Written exercise => Line by line, reproduce exactly the beginning of the listing below, ending with the line that contains "BIN_DAYS = 2" and adding nothing.

Recorded data =>
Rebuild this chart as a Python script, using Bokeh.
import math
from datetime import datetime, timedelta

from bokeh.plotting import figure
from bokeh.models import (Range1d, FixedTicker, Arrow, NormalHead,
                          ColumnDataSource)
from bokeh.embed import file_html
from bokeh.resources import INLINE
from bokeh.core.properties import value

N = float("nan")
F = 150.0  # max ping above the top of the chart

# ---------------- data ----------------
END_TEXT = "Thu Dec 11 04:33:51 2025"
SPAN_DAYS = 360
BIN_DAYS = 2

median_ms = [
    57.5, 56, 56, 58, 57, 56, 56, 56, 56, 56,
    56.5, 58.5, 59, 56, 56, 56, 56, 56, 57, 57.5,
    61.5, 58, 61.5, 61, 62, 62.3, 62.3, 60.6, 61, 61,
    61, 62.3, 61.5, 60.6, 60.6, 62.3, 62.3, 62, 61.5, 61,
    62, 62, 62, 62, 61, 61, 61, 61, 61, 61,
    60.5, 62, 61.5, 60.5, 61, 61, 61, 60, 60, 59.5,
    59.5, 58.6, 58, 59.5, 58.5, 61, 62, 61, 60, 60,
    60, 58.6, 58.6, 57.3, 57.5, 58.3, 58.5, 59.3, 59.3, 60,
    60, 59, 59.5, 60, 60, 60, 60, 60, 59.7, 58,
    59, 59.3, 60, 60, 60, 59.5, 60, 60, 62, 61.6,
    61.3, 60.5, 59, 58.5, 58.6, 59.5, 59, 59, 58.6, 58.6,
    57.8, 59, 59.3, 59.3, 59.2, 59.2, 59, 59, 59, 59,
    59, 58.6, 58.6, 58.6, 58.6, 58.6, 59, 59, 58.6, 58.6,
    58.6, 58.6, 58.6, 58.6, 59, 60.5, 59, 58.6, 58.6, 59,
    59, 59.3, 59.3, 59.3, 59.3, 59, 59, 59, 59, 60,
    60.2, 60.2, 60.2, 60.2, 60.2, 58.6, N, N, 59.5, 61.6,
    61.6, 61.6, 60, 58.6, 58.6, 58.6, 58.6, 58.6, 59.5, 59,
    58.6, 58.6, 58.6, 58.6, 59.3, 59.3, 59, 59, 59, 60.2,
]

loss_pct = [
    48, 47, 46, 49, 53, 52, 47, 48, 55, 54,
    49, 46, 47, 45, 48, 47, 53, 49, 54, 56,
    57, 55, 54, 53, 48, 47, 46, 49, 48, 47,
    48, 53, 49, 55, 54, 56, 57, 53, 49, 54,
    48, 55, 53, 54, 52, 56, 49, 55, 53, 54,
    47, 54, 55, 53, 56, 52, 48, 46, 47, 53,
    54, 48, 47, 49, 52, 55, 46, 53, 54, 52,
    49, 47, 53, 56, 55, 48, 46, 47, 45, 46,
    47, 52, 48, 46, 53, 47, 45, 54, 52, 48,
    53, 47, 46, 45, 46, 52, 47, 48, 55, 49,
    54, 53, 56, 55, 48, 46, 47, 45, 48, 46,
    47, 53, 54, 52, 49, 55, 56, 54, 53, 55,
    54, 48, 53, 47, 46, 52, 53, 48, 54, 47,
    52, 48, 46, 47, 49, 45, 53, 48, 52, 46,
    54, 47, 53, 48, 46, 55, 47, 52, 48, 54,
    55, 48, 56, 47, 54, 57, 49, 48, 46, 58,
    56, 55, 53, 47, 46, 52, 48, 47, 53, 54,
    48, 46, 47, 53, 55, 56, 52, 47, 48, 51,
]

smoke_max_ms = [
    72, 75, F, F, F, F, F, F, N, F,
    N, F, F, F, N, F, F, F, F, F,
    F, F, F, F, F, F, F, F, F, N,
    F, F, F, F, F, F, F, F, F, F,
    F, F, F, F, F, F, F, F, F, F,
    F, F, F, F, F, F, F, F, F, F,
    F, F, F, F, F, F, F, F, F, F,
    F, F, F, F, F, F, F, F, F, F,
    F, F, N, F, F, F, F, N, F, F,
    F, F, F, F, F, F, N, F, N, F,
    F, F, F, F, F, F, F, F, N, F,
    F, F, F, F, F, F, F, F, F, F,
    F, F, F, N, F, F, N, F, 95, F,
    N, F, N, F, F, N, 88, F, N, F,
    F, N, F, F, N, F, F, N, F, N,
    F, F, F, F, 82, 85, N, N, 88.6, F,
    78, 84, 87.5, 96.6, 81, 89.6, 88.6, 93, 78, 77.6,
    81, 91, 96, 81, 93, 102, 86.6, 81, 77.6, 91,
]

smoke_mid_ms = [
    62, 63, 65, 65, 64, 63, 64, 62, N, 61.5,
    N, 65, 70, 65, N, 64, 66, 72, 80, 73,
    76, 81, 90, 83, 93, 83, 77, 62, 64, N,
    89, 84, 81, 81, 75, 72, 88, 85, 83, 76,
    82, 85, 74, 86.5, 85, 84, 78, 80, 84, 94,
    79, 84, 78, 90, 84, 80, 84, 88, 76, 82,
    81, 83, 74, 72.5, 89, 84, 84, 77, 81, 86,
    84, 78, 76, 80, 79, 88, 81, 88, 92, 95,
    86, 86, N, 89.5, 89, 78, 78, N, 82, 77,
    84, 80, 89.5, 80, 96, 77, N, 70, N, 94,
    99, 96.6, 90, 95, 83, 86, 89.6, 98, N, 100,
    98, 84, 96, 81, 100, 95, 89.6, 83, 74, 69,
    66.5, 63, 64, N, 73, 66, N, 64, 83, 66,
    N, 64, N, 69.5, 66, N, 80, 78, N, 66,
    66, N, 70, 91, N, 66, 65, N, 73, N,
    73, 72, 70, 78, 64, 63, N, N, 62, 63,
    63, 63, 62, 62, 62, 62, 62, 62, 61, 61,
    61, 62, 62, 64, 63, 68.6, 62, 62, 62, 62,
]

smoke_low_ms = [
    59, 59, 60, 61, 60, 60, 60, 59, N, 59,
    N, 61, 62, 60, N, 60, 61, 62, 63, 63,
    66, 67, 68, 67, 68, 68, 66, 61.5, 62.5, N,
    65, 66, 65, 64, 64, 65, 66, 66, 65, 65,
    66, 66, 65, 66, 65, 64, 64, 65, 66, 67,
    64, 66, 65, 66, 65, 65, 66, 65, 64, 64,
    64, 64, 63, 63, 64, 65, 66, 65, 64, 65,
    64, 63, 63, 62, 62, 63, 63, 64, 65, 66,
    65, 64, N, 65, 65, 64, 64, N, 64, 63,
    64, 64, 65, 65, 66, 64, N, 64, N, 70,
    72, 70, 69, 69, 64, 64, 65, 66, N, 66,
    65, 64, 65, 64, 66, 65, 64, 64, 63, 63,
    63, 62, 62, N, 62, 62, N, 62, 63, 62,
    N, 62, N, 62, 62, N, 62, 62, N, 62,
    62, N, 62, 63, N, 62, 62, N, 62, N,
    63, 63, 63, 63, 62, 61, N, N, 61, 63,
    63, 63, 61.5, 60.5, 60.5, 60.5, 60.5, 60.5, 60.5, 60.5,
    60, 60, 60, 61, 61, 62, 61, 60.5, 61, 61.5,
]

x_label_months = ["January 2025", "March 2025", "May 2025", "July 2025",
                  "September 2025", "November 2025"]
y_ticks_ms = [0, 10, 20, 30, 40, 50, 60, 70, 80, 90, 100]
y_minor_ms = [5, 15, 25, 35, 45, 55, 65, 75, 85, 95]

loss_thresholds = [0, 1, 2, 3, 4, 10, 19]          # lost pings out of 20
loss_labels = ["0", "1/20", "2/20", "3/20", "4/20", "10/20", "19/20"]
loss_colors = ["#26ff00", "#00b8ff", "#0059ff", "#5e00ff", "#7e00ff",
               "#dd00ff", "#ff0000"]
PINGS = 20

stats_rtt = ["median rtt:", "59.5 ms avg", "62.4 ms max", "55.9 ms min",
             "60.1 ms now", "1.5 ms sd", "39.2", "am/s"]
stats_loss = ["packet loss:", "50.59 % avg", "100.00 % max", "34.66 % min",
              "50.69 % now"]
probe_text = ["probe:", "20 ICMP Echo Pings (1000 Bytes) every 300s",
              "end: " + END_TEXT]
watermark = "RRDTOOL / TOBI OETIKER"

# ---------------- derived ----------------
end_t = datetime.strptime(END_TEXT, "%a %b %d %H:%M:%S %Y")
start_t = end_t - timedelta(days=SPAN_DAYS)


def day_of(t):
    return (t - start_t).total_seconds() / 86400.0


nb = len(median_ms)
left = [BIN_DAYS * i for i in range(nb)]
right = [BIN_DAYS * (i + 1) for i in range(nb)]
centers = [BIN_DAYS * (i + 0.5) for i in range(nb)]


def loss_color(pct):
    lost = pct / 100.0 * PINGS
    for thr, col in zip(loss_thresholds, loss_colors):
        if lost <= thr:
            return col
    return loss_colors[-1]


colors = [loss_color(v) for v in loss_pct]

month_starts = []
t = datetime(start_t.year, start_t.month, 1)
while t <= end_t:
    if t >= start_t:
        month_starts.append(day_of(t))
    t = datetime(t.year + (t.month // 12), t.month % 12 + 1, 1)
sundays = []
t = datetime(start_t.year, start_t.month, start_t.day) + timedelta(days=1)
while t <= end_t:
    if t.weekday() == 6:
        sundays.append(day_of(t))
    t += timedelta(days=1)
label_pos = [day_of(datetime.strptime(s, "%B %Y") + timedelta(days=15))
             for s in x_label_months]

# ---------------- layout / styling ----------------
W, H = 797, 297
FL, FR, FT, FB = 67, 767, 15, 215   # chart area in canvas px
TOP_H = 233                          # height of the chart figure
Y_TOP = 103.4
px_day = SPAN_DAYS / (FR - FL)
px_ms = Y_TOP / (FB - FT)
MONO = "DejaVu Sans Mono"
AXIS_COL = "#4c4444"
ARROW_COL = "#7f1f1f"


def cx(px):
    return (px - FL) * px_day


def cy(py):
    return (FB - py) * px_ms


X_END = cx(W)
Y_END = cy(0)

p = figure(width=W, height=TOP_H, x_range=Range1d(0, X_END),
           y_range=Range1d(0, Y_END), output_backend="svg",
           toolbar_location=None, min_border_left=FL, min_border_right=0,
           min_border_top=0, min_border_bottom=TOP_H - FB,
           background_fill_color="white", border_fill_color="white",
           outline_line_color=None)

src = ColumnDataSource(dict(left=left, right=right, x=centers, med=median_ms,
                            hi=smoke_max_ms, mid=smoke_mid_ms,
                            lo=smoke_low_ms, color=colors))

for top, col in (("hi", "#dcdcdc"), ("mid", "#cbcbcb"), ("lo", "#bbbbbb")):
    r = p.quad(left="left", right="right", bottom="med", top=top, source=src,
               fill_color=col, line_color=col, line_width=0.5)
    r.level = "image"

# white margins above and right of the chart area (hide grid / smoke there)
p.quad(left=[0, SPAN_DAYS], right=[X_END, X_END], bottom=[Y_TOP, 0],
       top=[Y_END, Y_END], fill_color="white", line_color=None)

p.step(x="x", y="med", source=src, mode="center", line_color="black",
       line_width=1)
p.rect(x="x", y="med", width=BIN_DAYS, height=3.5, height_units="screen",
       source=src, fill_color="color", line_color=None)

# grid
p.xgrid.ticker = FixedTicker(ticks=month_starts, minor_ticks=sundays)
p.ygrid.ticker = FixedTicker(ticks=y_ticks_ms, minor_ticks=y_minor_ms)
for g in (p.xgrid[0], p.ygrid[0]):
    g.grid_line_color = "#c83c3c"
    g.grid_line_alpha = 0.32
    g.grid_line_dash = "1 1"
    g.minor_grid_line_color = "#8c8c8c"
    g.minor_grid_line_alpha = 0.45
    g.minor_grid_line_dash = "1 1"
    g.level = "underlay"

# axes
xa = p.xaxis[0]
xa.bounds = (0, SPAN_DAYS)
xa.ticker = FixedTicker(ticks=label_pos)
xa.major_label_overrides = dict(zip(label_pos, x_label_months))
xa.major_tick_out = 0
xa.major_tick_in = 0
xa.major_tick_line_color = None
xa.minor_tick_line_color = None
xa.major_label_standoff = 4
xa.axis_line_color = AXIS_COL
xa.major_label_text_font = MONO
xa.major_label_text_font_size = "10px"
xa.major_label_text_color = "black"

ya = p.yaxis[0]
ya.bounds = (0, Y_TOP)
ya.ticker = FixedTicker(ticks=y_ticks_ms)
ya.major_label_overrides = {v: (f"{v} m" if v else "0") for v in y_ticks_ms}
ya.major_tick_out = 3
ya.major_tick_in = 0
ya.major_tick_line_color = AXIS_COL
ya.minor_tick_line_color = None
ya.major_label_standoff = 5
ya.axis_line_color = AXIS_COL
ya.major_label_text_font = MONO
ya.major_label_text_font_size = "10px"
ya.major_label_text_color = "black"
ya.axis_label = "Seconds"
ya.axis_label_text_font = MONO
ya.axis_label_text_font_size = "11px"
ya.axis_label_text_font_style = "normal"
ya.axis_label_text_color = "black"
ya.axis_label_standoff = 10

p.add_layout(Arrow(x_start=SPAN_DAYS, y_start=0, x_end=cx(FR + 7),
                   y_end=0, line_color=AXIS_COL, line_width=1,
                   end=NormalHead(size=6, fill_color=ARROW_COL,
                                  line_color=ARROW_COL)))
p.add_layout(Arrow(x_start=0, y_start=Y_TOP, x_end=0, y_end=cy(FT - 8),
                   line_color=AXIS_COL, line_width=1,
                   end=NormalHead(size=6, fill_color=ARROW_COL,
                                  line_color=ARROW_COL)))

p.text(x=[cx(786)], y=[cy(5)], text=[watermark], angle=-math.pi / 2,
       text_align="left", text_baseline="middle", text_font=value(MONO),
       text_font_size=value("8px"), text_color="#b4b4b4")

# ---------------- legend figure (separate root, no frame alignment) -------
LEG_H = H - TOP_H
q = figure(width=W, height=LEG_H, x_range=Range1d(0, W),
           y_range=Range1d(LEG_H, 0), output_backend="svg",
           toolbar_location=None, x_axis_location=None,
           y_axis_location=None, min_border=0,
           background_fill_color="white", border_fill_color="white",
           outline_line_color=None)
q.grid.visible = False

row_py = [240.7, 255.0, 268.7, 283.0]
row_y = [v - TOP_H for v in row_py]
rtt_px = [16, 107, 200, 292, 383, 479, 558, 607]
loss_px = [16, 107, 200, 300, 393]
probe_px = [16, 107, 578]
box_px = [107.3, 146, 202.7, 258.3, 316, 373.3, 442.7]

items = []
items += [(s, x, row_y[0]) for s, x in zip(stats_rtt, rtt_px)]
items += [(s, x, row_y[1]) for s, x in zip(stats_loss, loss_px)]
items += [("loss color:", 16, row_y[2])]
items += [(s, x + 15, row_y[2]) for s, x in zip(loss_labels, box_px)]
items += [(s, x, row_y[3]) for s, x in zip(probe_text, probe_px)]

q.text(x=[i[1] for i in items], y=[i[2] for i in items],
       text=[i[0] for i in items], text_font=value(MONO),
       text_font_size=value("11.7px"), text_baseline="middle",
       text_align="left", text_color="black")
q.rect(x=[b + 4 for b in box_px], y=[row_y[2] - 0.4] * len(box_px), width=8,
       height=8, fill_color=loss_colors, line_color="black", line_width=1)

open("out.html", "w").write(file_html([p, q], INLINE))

Right answer =>
Rebuild this chart as a Python script, using Bokeh.
import math
from datetime import datetime, timedelta

from bokeh.plotting import figure
from bokeh.models import (Range1d, FixedTicker, Arrow, NormalHead,
                          ColumnDataSource)
from bokeh.embed import file_html
from bokeh.resources import INLINE
from bokeh.core.properties import value

N = float("nan")
F = 150.0  # max ping above the top of the chart

# ---------------- data ----------------
END_TEXT = "Thu Dec 11 04:33:51 2025"
SPAN_DAYS = 360
BIN_DAYS = 2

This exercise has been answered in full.